Your task is to repeat the lines from the line with "Give me the matplotlib source for this chart." to the line with "from matplotlib.patches import Rectangle", both ends included, and nothing else. Pictures stay out of the copy.

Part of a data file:
★ ★ ★ ★
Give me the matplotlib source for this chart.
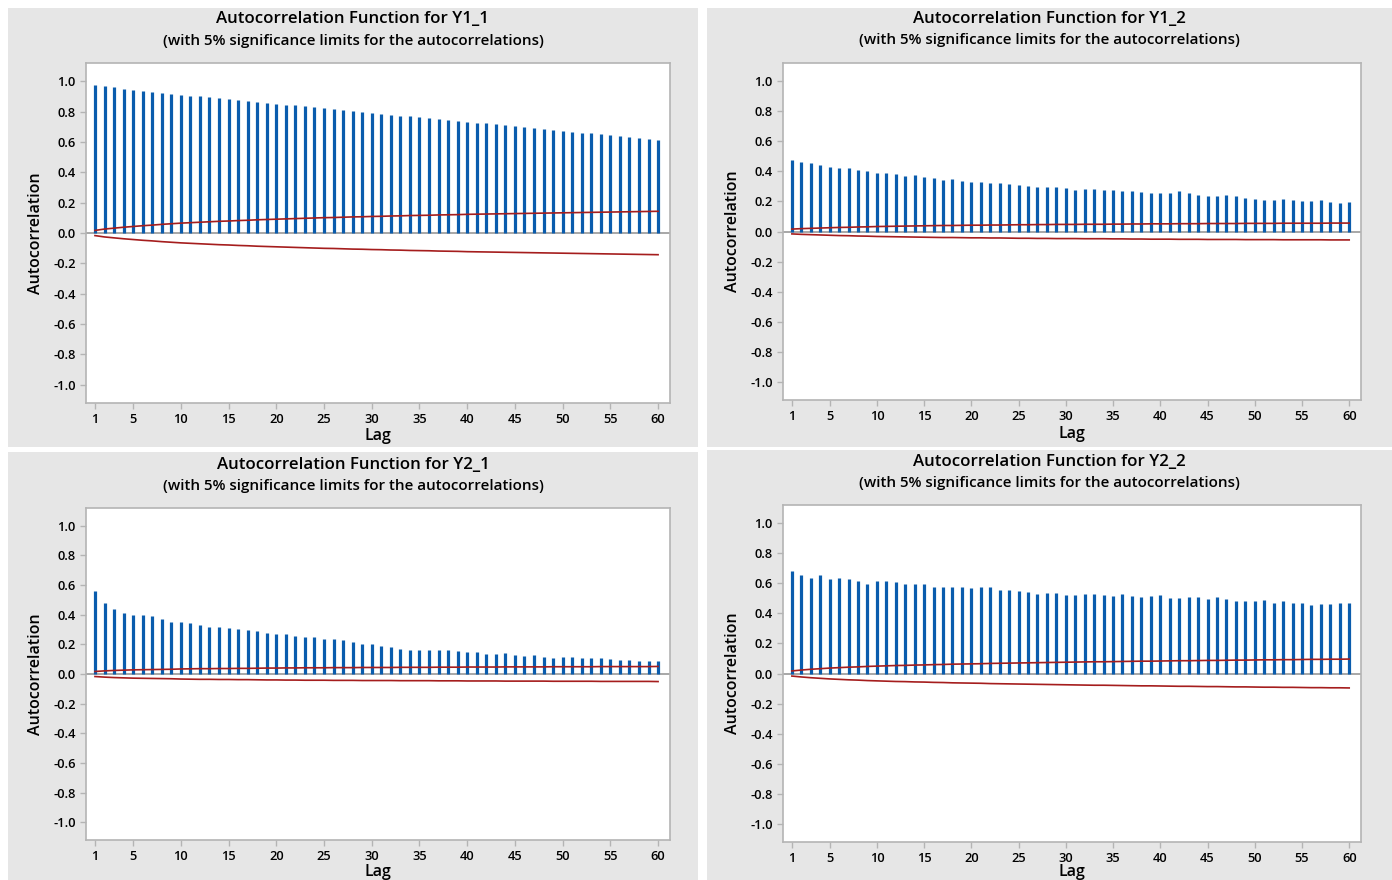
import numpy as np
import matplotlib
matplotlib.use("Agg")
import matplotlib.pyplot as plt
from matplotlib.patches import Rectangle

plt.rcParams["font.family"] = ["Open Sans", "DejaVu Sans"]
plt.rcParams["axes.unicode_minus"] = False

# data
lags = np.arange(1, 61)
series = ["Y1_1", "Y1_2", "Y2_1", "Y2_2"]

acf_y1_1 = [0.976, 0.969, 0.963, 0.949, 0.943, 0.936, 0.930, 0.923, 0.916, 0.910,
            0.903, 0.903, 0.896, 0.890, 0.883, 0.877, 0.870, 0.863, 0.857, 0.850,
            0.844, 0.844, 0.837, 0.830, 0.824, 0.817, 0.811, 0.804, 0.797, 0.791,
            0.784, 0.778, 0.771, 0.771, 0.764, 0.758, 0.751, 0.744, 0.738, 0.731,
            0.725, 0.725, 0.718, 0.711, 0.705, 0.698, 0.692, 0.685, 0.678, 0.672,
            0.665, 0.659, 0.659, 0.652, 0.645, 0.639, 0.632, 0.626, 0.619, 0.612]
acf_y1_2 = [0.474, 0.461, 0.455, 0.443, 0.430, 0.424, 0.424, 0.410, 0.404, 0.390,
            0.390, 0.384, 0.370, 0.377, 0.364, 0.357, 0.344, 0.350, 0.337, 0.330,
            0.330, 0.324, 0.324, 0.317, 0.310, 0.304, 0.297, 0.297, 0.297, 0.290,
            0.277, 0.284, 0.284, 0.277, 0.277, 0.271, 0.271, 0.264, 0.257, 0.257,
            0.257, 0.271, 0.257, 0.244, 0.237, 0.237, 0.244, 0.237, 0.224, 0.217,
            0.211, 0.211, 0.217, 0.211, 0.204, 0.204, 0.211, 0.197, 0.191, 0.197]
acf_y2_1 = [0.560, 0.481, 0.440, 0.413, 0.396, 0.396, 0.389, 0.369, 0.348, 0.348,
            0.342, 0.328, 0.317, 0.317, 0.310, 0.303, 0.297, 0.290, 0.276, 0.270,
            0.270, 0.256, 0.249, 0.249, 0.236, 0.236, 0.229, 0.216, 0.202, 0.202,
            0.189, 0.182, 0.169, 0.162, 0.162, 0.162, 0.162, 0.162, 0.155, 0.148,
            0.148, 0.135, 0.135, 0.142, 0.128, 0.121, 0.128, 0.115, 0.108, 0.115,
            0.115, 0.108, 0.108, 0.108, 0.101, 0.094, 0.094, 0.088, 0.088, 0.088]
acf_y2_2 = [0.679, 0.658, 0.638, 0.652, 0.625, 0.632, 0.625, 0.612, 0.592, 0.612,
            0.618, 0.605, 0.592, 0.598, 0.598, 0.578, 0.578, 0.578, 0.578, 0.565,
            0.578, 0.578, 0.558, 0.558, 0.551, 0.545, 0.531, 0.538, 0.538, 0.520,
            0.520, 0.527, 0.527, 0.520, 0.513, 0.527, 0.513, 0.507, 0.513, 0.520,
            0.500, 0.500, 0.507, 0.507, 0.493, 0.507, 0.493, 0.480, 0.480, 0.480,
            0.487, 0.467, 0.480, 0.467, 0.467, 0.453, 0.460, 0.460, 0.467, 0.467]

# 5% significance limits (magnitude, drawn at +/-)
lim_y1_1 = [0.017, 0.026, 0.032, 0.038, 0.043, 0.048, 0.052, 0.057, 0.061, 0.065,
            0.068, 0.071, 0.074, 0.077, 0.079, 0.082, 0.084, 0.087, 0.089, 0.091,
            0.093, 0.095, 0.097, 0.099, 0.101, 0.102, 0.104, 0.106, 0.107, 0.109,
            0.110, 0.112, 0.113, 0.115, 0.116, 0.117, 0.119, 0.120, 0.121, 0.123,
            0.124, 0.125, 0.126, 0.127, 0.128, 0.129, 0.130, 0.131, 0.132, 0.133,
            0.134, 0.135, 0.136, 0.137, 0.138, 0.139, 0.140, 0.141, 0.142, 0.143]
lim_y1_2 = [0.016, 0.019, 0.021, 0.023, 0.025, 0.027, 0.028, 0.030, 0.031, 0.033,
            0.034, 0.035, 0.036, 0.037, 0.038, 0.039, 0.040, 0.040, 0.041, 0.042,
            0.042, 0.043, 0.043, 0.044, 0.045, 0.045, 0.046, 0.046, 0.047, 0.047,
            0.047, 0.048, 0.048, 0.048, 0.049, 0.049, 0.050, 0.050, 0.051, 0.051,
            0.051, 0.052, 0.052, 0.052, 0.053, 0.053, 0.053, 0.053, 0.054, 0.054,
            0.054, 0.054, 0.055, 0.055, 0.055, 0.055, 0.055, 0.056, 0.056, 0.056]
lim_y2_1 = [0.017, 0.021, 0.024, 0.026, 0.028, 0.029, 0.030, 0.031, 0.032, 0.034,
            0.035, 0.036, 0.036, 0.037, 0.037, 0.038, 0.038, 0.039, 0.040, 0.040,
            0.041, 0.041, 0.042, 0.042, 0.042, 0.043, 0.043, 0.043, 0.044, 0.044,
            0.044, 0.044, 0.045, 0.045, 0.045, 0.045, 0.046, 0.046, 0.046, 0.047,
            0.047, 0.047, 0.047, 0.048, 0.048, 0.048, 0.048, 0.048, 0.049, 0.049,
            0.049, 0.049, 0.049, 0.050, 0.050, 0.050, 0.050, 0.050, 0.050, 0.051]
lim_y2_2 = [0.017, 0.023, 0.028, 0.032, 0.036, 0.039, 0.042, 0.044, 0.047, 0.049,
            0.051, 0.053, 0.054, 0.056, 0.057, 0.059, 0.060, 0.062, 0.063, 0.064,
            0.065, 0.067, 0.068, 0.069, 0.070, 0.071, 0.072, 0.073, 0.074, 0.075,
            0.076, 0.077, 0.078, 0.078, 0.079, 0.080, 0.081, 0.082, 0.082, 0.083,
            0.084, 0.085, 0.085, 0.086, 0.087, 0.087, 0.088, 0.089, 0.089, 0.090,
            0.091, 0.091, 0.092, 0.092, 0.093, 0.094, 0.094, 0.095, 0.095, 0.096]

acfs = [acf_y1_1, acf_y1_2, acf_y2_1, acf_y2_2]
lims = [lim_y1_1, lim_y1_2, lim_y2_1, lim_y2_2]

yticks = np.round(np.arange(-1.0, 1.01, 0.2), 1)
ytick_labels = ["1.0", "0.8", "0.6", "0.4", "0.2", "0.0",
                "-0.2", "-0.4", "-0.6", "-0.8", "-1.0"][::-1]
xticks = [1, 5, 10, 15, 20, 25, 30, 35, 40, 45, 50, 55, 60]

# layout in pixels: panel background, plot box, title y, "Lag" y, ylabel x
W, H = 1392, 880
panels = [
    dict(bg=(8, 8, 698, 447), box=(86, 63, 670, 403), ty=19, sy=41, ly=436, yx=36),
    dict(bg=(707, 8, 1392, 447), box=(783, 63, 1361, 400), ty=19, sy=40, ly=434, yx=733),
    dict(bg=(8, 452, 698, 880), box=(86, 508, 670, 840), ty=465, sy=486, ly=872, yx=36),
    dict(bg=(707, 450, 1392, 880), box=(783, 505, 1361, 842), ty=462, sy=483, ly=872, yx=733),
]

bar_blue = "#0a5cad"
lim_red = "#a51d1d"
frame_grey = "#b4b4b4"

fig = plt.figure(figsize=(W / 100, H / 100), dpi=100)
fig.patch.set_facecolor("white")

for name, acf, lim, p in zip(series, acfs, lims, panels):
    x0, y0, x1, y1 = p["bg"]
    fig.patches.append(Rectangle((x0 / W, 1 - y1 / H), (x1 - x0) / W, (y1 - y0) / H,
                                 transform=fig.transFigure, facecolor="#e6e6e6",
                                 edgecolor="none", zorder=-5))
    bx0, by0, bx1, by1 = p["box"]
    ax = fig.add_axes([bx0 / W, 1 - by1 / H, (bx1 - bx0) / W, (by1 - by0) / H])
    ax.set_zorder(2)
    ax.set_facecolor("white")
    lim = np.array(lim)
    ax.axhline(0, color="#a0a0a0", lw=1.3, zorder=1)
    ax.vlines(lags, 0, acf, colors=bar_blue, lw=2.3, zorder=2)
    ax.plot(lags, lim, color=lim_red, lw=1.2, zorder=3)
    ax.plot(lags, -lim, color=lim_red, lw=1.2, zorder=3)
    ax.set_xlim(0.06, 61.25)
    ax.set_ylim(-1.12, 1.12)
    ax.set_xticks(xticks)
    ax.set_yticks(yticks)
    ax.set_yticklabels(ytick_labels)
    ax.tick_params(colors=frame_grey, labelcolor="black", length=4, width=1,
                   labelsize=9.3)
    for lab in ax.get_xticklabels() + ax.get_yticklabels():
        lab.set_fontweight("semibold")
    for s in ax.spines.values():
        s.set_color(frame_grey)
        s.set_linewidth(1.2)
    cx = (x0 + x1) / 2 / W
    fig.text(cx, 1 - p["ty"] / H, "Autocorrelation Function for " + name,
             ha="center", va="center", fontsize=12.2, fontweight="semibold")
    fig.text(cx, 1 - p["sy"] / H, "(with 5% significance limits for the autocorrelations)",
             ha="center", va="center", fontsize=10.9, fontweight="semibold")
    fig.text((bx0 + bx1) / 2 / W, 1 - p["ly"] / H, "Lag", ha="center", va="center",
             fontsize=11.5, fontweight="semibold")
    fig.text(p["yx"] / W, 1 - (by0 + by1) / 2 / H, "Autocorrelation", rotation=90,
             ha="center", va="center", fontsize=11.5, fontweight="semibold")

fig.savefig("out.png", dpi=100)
★ ★ ★ ★
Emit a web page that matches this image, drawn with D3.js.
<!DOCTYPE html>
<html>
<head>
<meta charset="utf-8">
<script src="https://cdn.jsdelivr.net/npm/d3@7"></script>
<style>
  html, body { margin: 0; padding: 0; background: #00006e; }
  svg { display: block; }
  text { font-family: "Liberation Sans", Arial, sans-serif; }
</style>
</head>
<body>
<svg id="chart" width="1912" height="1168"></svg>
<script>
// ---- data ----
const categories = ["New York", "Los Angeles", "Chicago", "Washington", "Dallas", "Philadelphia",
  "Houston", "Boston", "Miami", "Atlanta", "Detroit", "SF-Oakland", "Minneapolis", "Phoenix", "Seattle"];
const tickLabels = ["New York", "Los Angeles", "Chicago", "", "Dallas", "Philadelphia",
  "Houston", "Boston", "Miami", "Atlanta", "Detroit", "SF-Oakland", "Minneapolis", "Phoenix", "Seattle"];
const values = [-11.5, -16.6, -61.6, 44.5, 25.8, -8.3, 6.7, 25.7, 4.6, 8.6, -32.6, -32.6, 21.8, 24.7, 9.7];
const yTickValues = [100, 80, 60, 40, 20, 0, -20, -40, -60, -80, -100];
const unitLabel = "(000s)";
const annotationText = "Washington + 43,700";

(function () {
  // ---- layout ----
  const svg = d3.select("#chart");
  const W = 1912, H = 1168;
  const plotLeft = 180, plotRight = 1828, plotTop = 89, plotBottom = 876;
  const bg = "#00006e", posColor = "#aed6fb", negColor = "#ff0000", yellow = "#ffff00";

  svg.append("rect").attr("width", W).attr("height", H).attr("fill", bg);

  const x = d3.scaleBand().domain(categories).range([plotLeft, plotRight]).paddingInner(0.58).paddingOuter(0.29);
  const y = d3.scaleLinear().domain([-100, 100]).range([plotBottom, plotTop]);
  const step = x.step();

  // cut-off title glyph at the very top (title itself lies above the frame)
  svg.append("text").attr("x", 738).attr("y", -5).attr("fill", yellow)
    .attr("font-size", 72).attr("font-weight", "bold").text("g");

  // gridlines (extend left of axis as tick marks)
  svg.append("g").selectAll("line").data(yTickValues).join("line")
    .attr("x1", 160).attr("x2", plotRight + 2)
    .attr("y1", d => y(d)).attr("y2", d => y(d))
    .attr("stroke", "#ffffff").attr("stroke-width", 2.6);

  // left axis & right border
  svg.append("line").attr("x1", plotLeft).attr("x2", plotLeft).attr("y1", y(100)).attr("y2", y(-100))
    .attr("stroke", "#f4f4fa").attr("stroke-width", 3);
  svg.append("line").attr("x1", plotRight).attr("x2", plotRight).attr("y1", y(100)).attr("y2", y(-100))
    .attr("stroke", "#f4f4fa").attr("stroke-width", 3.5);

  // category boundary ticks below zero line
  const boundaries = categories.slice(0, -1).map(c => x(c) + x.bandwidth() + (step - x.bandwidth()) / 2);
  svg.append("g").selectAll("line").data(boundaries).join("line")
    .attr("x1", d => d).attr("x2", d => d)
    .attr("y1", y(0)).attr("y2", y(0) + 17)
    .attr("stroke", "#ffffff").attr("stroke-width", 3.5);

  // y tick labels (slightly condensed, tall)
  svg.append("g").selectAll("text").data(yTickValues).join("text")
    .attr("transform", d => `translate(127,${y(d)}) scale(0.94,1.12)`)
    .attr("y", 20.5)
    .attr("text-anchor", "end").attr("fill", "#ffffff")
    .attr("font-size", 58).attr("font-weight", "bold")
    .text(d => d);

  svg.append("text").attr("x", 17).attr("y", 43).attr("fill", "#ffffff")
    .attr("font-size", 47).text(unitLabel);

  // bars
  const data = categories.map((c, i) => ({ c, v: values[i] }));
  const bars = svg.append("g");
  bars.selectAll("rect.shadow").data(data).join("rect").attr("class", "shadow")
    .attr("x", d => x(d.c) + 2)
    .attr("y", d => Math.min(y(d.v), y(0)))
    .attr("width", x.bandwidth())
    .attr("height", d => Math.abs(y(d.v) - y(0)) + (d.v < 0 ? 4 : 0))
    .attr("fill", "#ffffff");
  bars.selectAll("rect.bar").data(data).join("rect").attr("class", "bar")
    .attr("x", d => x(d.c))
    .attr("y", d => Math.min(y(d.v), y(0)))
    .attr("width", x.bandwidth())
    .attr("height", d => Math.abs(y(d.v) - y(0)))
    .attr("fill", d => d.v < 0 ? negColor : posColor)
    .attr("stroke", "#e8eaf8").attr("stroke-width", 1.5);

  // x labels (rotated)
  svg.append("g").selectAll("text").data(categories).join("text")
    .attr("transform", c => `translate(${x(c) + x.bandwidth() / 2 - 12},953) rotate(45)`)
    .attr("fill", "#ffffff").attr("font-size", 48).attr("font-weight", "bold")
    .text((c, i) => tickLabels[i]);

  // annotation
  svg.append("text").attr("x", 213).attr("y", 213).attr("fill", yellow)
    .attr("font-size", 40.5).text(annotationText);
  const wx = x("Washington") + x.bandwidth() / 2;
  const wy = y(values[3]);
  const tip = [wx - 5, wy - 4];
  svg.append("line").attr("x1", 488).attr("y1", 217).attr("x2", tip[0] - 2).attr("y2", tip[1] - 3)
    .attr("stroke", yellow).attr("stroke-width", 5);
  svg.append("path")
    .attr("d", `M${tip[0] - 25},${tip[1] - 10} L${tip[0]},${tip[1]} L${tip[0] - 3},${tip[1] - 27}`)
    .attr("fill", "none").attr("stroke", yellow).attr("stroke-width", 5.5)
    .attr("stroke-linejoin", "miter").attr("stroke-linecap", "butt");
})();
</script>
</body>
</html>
★ ★ ★ ★
WRITTEN RESPONSE:
Give me the matplotlib source for this chart.
import numpy as np
import matplotlib
matplotlib.use("Agg")
import matplotlib.pyplot as plt
from matplotlib.patches import Rectangle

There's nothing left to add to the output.